Everyone Might Be an Investigative Reporter
Thu Dec 18, 2008 at 1:00 pm By Matt
Back in the 1950s in Texas, it was easy to get information out of the police.
Phil Record, then a reporter for the Fort Worth Star-Telegram, urged his new colleague Bob Schieffer – later anchor of the CBS Evening News – to buy a snap-brim hat.
“He needed to look like a detective when covering crime stories,” Mr. Record noted. “A snap-brim hat was a great tool for newspaper reporters in those days. Detectives always wore coats, tie and hats. A reporter in the same attire could easily blend. We figured that if others mistook us for detectives, that was their problem.”
Today, such antics would be considered unethical by American journalism standards, according to Mr. Record, who teaches media ethics at the Schieffer School of Journalism. Self-imposed standards by the news media have given the public more privacy rights and stamped out conflicts of interest.
Working the police beat in the Washington suburbs in 2002 – right after journalism graduate school – I never would have thought to identify myself as anything but a reporter. Indeed, that often got me nowhere interesting on assignments, from using canned quotes of public relations officers to staying behind the parked cop cars at crime scenes. I don’t even remember seeing the yellow police tape, and forget about any chalked outlines of dead people.
That’s why Chinese “journalism” is getting so interesting today. Thanks to normal people – posing as normal people – what’s going on in China is being uncovered like never before.
Undercover university students recently infiltrated Coca-Cola in China, according to China Daily. It was a summer job that turned into a 28-page report filed on Internet websites. The report found that 90 percent of workers in Coca-Cola’s bottling factories were “treated as short-term dispatched workers, but in fact have worked for contracts of over two years, some even ten years,” according to the Daily. “Dispatched workers can be treated less well than ordinary workers, and are not covered by labor insurance, said the report.”
Even with their snap-brim hats, 1950s Texan journalists still had challenges in looking cop-enough to deceive and investigate. In 2002, I had the challenge of getting any information at all once identified as a reporter. But even the most proficient PR outfit with the best security available isn’t equipped to subvert normal people investigating, then filing Internet reports.
Normal people don’t have the professional ethics of journalists. Normal people can be workers. Normal people can file on the Internet, and those reports can become very popular.
Normal people can also get things very, very wrong, especially since even professional reporters can and do.

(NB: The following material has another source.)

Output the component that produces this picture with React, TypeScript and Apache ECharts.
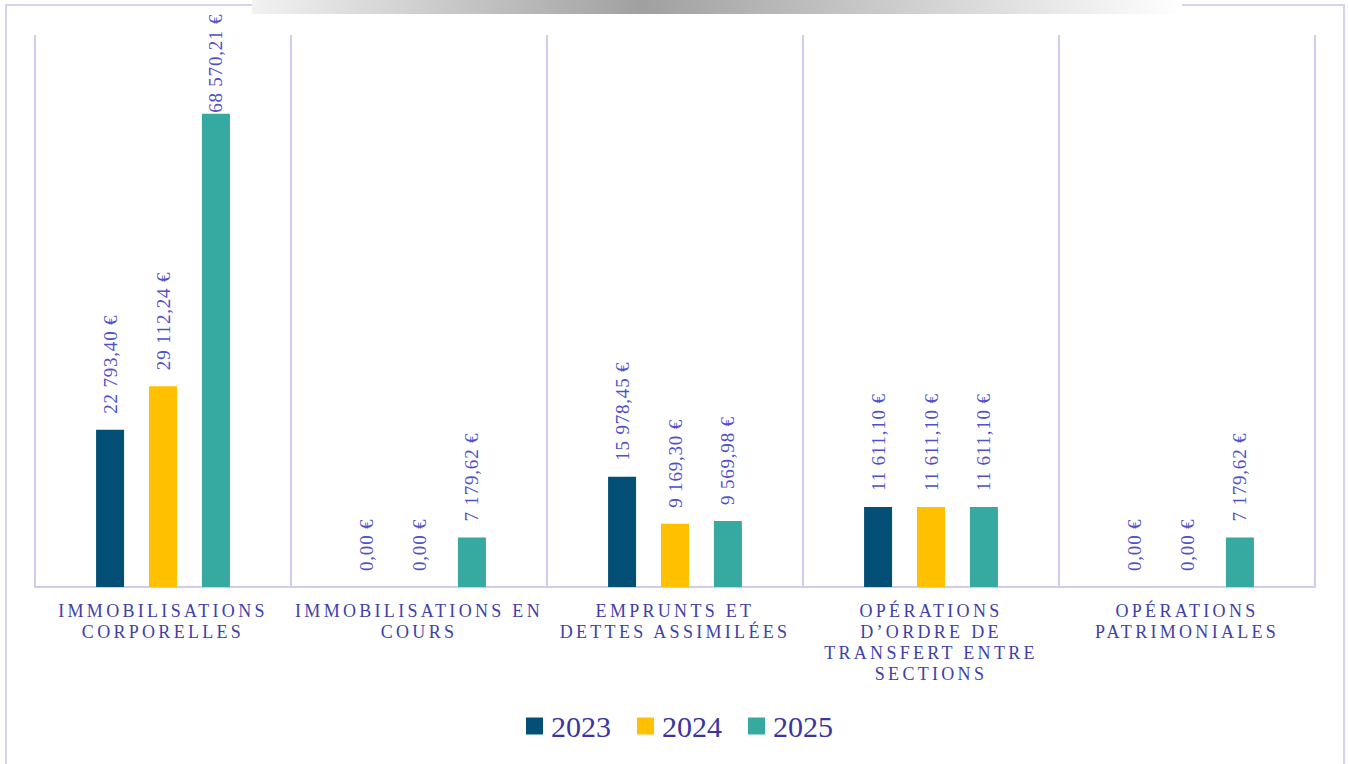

The following is a report in China Economic Review in 2007:
KFC, McDonald’s and Pizza Hut have been accused by local media in Guangdong province of not complying with labor laws when hiring local staff. Labor authorities are investigating allegations by the Guangzhou-based New Express Daily that the three restaurant chains were paying part-time workers in several Guangdong cities much less than the local minimum wage, the South China Morning Post reported.
In fact, local authorities later cleared the companies of allegations that they were underpaying workers. But the PR damage was already done, and McDonald’s vowed to raise wages in China by more than 50 percent in some cases.
This time, Coca-Cola is under fire – from normal people. So far, the company is fighting back, and rather limp-wristedly.
“The claim made by the students is not true, and the company wants to communicate with the students concerning the matter,” the company told China Daily.
Coca-Cola clearly is in crisis PR mode, but they don’t have anyone professional to counterattack. They’re having to battle young students. So what’s their approach? To “communicate with the students concerning the matter.”
Wow, they’re having to eat a grenade, but chew politely.
Could this have been prevented with more strict labor law compliance or a better worker vetting process?
Perhaps, but when everyone nowadays might be an investigative reporter without professional ethical standards, managing your public image just got a lot tougher.
Maybe it’s time to stop thinking about how your going to handle your image in relation to China’s official fourth estate, and start thinking about what you’re going to say and do up against an unofficial fourth estate – one that’s guided less by the standards of the socialist press and more by the standards of anarchy.




December 19th, 2008 at 11:03 pm
Working four years in China (media sector, but no journalist…) I did my own research, asking the girls in the Chinese owned neighbourhood restaurants about THEIR working conditions …they’d be happy if they could get a job at McDonalds.I am not defending Coca Cola and other Western enterprises, they should comply with the law , but do you really think a Chinese students’ clandestine investigation of working conditions e.g. in Guandong Export enterprises, CHINESE owned , could EVER make it into China Daily - if it happened at all ? Ever since I had to get may daily dosis of China Daily and other official Chinese media, I never found such a thing. Blatant nationalism never makes good reporting…and as you say - it’s “just” young students.